In the land of clubs, fraternités and associations — Are the Belgians simply having more fun?
I am not, by nature, a joiner. In the late ’70s, I was a Brownie Guide for about three years and then, briefly, a Girl Guide (which I hated because they made us play rounders all the time). As an adult, the mere mention of a team building exercise has me running to hide in the ladies’ loos. My heart sinks when the teacher at my Italian class asks us to work in groups. I like being around other people, but in general I prefer to do my own thing.
But times change. Although donning a uniform, learning a special song and hanging out in a group has never hugely appealed to me, I have to concede that from the outside, it is starting to look pretty fun.
Since moving to Brussels in July, I have felt the lack of a tribe. My first trip to watch football at Molenbeek reminded me just how comforting it can be to BELONG but I haven’t yet found “my” football team in Belgium. I know some lovely Brits here but I don’t want to be part of an “ex pats” club. As for political activism, I’m a bit emotionally disconnected from policy decisions back in the UK, apart from that infernal Brexit.
Could it be time to fling myself into the Belgian national passions for “scoutisme”, moustache growing or perhaps sign up as “une amie de Mannekin Pis”? Almost every time I walk through the Grand’ Place, there seems to be a special event taking place, often involving a club or association the existence of which I had never previously imagined.

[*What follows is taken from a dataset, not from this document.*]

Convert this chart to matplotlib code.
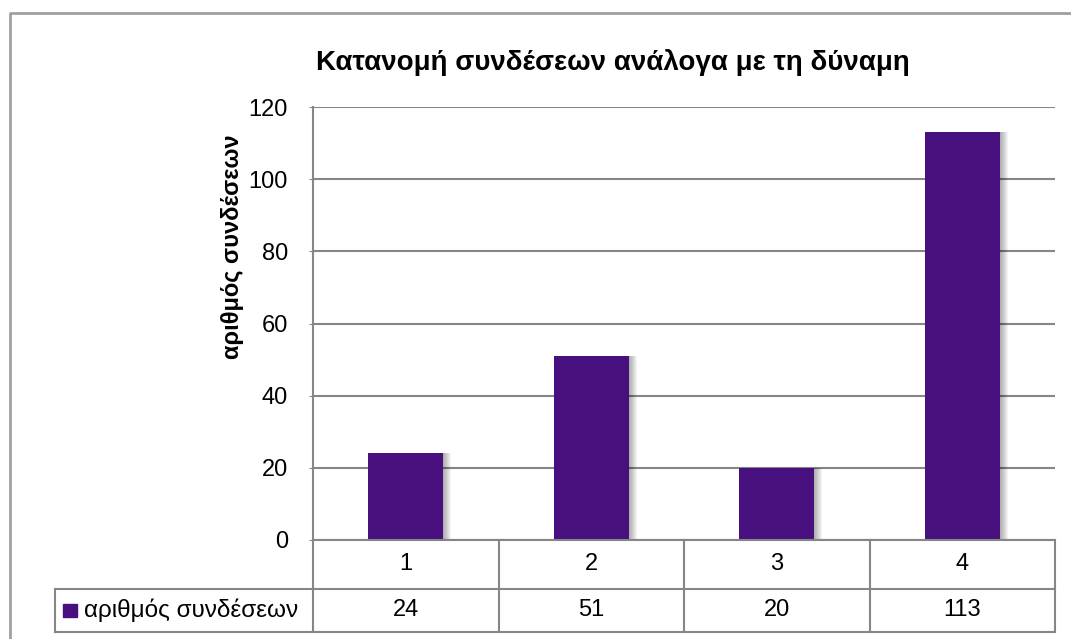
import numpy as np
import matplotlib.pyplot as plt
from matplotlib.lines import Line2D
from matplotlib.patches import Rectangle

plt.rcParams['font.family'] = ['Liberation Sans', 'DejaVu Sans']

categories = ['1', '2', '3', '4']
values = [24, 51, 20, 113]
series_name = 'αριθμός συνδέσεων'
title = 'Κατανομή συνδέσεων ανάλογα με τη δύναμη'
yticks = [0, 20, 40, 60, 80, 100, 120]

W, H = 1071, 639
fig = plt.figure(figsize=(W / 100, H / 100), dpi=100)

def fx(px):
    return px / W

def fy(py):
    return 1 - py / H

# plot area in pixels
L, R, T, B = 313, 1055, 107, 540
ax = fig.add_axes([fx(L), fy(B), fx(R - L), (B - T) / H])

bar_col = '#48107f'
grid_col = '#868686'
fs = 17
x = np.arange(len(categories))
px_unit = len(categories) / (R - L)  # data units per pixel in x

# soft shadow right of bars
for i in range(1, 9):
    ax.bar(x + i * px_unit, values, width=0.405, color='#000000',
           alpha=0.045, zorder=2, linewidth=0)
ax.bar(x, values, width=0.405, color=bar_col, zorder=3, linewidth=0)

ax.set_xlim(-0.5, len(categories) - 0.5)
ax.set_ylim(0, 120)
ax.set_yticks(yticks)
ax.set_yticklabels([str(t) for t in yticks], fontsize=fs)
ax.set_xticks([])
ax.yaxis.grid(True, color=grid_col, linewidth=1.5, zorder=0)
ax.set_axisbelow(True)
for s in ['top', 'right', 'bottom']:
    ax.spines[s].set_visible(False)
ax.spines['left'].set_color(grid_col)
ax.spines['left'].set_linewidth(1.5)
ax.tick_params(axis='y', length=3, color=grid_col, pad=15)

# title and y label
fig.text(fx(613), fy(62), title, ha='center', va='center',
         fontsize=20, fontweight='bold')
fig.text(fx(232), fy(247), series_name, ha='center', va='center',
         rotation=90, fontsize=fs, fontweight='bold')

# data table below the axis
row1_t, row1_b, row2_b = 540, 589, 632
leg_l = 55
col_w = (R - L) / len(categories)
lw = 1.5

def hline(y, x0, x1):
    fig.add_artist(Line2D([fx(x0), fx(x1)], [fy(y), fy(y)], color=grid_col, lw=lw))

def vline(xp, y0, y1):
    fig.add_artist(Line2D([fx(xp), fx(xp)], [fy(y0), fy(y1)], color=grid_col, lw=lw))

hline(row1_t, L, R)
hline(row1_b, leg_l, R)
hline(row2_b, leg_l, R)
vline(leg_l, row1_b, row2_b)
for i in range(len(categories) + 1):
    vline(L + i * col_w, row1_t, row2_b)

for i, (c, v) in enumerate(zip(categories, values)):
    cx = L + (i + 0.5) * col_w
    fig.text(fx(cx), fy((row1_t + row1_b) / 2), c, ha='center', va='center', fontsize=fs)
    fig.text(fx(cx), fy((row1_b + row2_b) / 2), str(v), ha='center', va='center', fontsize=fs)

# legend key in the table
fig.add_artist(Rectangle((fx(63), fy(617)), fx(14), 13 / H, color=bar_col))
fig.text(fx(84), fy((row1_b + row2_b) / 2), series_name, ha='left', va='center', fontsize=17.5)

# outer chart border
fig.add_artist(Line2D([fx(10), fx(10), fx(W)], [fy(H), fy(13), fy(13)],
                      color='#a0a0a0', lw=2))

fig.savefig('out.png', dpi=100)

Even serious issues seem to be tackled in a very comradely (dare I say enjoyable?) way. Twice in the last month, there have been strikes in relation to the current budget negotiations, which have delayed public transport and filled the city streets with cheery groups of Belgians in matching, brightly coloured raincoats, caps and bandanas, taking the opportunity to eat lunch and drink a beer with their colleagues once the main event is done. From this outsider’s point of view, even belonging to a trade union looks more fun in Belgium.
This clearly requires some research (and, in all likelihood, a Belgian identity card, which I am still waiting for). I have seen grown men wearing scout uniforms in public, without a hint of self-consciousness or irony, so surely there is a club out there for me?
I’m rather hoping to find a sisterhood that requires a hard hat or, at least, a beer.